Security, Privacy And Best Practices

Integrate security into the design: VLAN segmentation, strong unique passwords, two-factor authentication and limited remote access via secure tunnels rather than exposing devices to the internet. For cameras and voice devices choose retention and access policies aligned with family privacy. For multi-occupant homes design role-based access so guests and service providers have time-limited credentials rather than permanent admin accounts.

Integration Patterns That Produce Real Value

Coordinated shading and HVAC for thermal load reduction, presence-based HVAC zoning, holiday and away scenes that manage lights and locks, and camera-triggered lighting for porch deliveries are practical examples that deliver compound benefits. Implement these integrations conservatively and document triggers and failure modes so occupants understand behavior.

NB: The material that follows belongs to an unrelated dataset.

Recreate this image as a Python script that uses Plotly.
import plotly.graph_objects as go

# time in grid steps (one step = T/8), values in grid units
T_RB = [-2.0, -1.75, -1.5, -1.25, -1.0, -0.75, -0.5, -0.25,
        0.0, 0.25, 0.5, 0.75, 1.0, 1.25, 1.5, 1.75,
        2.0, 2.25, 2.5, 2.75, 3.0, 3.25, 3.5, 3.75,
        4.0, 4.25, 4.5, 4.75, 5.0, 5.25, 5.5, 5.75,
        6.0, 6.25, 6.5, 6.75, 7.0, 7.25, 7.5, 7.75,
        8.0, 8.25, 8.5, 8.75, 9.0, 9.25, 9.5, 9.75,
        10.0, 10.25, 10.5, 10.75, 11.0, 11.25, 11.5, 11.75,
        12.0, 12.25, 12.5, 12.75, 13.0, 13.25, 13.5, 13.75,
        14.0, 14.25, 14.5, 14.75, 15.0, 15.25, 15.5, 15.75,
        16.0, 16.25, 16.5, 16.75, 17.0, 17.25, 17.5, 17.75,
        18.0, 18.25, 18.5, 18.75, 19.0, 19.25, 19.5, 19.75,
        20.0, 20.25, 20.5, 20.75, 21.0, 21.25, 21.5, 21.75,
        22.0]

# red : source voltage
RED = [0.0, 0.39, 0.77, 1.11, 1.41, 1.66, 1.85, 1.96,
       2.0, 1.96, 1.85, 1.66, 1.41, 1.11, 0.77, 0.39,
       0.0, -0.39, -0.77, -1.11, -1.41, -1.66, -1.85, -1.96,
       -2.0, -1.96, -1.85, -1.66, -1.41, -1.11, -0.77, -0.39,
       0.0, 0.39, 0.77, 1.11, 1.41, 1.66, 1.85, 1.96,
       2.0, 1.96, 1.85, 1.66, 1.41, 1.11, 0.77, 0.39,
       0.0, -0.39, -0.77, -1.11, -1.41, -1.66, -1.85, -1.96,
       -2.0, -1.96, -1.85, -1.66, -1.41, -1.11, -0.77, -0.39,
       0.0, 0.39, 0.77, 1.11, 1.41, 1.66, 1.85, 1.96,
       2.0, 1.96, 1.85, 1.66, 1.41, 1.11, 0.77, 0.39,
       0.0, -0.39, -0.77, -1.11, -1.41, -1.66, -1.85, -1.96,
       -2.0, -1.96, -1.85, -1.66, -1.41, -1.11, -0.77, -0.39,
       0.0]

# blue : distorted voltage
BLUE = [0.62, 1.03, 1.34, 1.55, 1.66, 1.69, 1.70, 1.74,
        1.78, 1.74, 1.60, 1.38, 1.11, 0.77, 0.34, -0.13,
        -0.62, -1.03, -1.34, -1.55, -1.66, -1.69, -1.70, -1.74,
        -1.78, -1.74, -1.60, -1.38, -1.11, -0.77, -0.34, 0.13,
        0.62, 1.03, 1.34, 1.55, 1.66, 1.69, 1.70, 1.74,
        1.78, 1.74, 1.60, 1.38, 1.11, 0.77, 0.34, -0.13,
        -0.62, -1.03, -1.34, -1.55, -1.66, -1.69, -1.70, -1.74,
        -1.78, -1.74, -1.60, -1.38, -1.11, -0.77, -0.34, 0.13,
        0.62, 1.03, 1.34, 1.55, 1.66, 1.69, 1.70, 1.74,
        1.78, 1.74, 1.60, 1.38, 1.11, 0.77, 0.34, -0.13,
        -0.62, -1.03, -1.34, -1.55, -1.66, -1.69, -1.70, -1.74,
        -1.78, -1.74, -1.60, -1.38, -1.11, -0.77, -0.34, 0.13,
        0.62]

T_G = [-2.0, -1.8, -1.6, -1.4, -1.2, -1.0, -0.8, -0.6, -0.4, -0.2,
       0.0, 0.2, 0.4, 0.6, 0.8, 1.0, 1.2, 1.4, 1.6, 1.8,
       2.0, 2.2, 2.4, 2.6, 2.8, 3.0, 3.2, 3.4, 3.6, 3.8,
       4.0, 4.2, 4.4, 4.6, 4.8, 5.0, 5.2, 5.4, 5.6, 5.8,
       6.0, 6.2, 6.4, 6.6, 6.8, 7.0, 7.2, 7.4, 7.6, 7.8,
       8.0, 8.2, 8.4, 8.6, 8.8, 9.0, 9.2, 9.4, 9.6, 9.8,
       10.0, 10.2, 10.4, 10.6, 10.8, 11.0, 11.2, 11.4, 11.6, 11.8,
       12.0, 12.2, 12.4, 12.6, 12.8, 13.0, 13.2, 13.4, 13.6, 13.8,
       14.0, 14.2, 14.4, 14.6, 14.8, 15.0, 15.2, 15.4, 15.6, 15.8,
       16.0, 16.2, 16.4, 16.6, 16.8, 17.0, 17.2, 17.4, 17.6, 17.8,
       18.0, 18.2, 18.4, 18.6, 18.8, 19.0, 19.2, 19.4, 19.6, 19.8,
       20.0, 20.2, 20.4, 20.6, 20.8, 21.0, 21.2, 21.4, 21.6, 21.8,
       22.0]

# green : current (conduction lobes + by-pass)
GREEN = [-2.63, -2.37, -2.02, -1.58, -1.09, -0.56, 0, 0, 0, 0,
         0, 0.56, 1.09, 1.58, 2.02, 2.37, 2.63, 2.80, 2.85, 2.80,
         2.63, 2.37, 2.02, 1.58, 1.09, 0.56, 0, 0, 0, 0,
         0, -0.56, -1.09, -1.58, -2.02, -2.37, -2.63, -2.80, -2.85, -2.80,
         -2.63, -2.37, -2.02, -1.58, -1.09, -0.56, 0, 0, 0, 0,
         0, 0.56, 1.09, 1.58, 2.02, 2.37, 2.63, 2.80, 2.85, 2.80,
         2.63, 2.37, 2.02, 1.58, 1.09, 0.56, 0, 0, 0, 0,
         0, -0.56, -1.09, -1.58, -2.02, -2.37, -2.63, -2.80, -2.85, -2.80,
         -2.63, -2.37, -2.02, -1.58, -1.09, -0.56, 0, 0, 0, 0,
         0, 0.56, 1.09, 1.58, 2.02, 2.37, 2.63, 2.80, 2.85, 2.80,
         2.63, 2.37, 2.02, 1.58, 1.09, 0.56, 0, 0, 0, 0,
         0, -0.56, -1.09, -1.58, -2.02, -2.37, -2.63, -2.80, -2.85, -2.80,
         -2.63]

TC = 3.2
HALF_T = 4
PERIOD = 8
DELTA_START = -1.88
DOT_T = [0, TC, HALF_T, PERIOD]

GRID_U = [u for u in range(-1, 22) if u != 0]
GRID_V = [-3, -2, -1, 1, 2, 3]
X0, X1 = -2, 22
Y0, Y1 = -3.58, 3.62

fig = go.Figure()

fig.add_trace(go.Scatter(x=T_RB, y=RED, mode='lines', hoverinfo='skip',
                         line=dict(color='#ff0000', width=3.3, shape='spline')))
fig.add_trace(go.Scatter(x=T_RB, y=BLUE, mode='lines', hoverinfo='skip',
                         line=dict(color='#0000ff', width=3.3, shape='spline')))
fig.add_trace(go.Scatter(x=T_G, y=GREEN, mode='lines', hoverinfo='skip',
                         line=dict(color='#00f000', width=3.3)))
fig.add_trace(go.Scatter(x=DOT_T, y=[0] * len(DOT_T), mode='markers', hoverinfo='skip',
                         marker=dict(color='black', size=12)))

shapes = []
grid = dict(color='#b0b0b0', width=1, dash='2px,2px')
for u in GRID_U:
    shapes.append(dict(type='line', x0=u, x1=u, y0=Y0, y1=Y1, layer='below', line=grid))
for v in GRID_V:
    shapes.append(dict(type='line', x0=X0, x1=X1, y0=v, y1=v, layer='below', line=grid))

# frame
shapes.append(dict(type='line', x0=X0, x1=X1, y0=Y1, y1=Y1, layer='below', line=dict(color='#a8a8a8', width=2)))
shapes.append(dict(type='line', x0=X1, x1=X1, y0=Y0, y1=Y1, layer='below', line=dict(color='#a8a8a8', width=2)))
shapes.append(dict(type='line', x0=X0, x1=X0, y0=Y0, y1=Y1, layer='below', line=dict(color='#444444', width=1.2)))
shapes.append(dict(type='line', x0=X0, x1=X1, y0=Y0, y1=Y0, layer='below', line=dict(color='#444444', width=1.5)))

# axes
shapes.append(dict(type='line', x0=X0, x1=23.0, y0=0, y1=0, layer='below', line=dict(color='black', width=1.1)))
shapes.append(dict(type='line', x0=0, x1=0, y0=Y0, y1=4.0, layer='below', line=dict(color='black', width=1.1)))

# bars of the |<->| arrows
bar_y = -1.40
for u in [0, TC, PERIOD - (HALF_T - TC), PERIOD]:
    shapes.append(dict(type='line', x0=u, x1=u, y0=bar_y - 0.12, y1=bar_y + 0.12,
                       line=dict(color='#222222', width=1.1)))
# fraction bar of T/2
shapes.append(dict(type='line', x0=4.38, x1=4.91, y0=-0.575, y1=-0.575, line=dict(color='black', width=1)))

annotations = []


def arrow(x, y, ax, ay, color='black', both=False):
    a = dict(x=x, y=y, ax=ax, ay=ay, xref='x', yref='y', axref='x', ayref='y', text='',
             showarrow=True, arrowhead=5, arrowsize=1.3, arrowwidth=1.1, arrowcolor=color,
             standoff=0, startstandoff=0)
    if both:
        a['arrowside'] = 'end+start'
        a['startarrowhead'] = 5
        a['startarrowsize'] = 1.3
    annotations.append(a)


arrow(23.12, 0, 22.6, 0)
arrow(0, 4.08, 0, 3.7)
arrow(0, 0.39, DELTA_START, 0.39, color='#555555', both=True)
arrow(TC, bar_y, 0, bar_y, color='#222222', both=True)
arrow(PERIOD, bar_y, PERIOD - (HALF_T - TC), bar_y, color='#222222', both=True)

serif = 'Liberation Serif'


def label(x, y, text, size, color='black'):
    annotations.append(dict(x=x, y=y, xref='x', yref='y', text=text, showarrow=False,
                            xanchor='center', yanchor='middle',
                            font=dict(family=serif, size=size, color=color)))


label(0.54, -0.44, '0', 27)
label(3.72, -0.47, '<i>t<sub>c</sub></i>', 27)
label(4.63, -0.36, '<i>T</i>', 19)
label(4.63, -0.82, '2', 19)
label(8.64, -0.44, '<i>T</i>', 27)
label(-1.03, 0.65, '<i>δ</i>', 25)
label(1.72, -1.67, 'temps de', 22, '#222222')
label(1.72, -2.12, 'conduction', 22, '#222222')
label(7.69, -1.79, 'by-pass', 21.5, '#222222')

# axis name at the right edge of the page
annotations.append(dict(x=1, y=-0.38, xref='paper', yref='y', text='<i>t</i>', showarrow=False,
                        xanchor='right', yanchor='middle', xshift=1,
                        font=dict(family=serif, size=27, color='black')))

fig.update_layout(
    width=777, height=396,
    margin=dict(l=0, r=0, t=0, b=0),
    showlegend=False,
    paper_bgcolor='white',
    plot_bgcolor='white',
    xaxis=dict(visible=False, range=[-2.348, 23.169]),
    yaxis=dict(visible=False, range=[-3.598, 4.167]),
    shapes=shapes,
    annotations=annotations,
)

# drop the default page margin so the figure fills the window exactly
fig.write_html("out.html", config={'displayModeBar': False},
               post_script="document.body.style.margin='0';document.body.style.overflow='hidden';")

Evaluate Installers And Service Agreements

When choosing an installer insist on discovery outcomes, a written site survey, specific network and wiring plans, commissioning deliverables and a maintenance plan. Prefer vendors who provide clear handover documentation and offer a reasonable maintenance SLA. Avoid the cheapest quotes that omit commissioning or skimp on infrastructure.

Conclusion

Smart home installation is an integrated discipline that demands infrastructure thinking, careful device selection and rigorous commissioning. When planned and executed with an emphasis on local control, network resilience and human-centered interfaces, a smart home becomes a reliable assistant that reduces friction, saves energy and increases comfort. Start with outcomes, invest in infrastructure, and require commissioning — the result is automation that lasts.